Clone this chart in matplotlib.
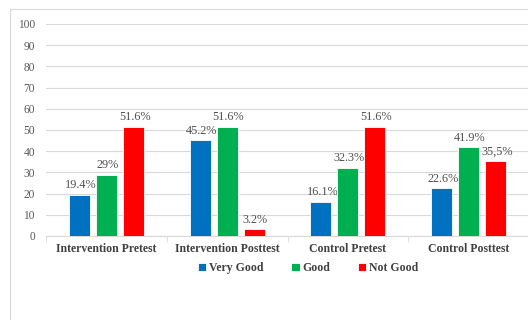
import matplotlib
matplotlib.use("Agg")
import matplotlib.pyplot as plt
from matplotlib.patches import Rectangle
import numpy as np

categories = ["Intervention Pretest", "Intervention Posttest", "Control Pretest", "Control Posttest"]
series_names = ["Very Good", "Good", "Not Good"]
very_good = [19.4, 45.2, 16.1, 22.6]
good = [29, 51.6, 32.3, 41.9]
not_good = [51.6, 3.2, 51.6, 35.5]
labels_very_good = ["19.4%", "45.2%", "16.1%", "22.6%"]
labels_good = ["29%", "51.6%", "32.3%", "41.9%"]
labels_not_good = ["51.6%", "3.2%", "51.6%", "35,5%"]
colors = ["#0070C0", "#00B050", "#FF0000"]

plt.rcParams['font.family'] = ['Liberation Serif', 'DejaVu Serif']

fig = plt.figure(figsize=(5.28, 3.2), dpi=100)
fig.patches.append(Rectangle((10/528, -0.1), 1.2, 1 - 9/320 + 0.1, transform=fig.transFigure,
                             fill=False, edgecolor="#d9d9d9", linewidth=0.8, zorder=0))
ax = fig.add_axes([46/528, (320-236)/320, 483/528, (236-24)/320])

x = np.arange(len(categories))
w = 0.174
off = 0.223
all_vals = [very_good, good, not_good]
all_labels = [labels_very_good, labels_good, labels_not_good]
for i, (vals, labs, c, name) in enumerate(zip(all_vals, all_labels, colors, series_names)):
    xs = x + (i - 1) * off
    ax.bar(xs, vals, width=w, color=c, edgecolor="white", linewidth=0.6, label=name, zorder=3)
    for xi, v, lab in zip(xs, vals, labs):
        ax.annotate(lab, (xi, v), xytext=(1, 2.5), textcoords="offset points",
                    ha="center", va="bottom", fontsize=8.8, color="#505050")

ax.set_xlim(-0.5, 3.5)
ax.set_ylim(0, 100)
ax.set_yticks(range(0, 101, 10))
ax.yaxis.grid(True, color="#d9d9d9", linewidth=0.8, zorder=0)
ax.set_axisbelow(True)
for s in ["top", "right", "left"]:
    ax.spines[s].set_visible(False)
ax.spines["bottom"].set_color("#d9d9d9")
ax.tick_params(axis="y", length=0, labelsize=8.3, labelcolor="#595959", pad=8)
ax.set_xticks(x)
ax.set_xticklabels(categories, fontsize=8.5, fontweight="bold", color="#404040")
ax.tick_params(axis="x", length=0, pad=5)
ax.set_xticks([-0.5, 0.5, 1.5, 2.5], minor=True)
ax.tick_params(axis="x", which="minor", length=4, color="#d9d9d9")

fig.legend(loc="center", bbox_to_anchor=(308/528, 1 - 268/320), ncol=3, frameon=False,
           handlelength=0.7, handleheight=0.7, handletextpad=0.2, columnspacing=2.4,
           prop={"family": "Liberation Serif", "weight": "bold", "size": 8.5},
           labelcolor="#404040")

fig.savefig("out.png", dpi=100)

::::

EXERCISE AIM: Make an exact copy of the listing above. Do not include the pictures.

THE RESULT:
Clone this chart in matplotlib.
import matplotlib
matplotlib.use("Agg")
import matplotlib.pyplot as plt
from matplotlib.patches import Rectangle
import numpy as np

categories = ["Intervention Pretest", "Intervention Posttest", "Control Pretest", "Control Posttest"]
series_names = ["Very Good", "Good", "Not Good"]
very_good = [19.4, 45.2, 16.1, 22.6]
good = [29, 51.6, 32.3, 41.9]
not_good = [51.6, 3.2, 51.6, 35.5]
labels_very_good = ["19.4%", "45.2%", "16.1%", "22.6%"]
labels_good = ["29%", "51.6%", "32.3%", "41.9%"]
labels_not_good = ["51.6%", "3.2%", "51.6%", "35,5%"]
colors = ["#0070C0", "#00B050", "#FF0000"]

plt.rcParams['font.family'] = ['Liberation Serif', 'DejaVu Serif']

fig = plt.figure(figsize=(5.28, 3.2), dpi=100)
fig.patches.append(Rectangle((10/528, -0.1), 1.2, 1 - 9/320 + 0.1, transform=fig.transFigure,
                             fill=False, edgecolor="#d9d9d9", linewidth=0.8, zorder=0))
ax = fig.add_axes([46/528, (320-236)/320, 483/528, (236-24)/320])

x = np.arange(len(categories))
w = 0.174
off = 0.223
all_vals = [very_good, good, not_good]
all_labels = [labels_very_good, labels_good, labels_not_good]
for i, (vals, labs, c, name) in enumerate(zip(all_vals, all_labels, colors, series_names)):
    xs = x + (i - 1) * off
    ax.bar(xs, vals, width=w, color=c, edgecolor="white", linewidth=0.6, label=name, zorder=3)
    for xi, v, lab in zip(xs, vals, labs):
        ax.annotate(lab, (xi, v), xytext=(1, 2.5), textcoords="offset points",
                    ha="center", va="bottom", fontsize=8.8, color="#505050")

ax.set_xlim(-0.5, 3.5)
ax.set_ylim(0, 100)
ax.set_yticks(range(0, 101, 10))
ax.yaxis.grid(True, color="#d9d9d9", linewidth=0.8, zorder=0)
ax.set_axisbelow(True)
for s in ["top", "right", "left"]:
    ax.spines[s].set_visible(False)
ax.spines["bottom"].set_color("#d9d9d9")
ax.tick_params(axis="y", length=0, labelsize=8.3, labelcolor="#595959", pad=8)
ax.set_xticks(x)
ax.set_xticklabels(categories, fontsize=8.5, fontweight="bold", color="#404040")
ax.tick_params(axis="x", length=0, pad=5)
ax.set_xticks([-0.5, 0.5, 1.5, 2.5], minor=True)
ax.tick_params(axis="x", which="minor", length=4, color="#d9d9d9")

fig.legend(loc="center", bbox_to_anchor=(308/528, 1 - 268/320), ncol=3, frameon=False,
           handlelength=0.7, handleheight=0.7, handletextpad=0.2, columnspacing=2.4,
           prop={"family": "Liberation Serif", "weight": "bold", "size": 8.5},
           labelcolor="#404040")

fig.savefig("out.png", dpi=100)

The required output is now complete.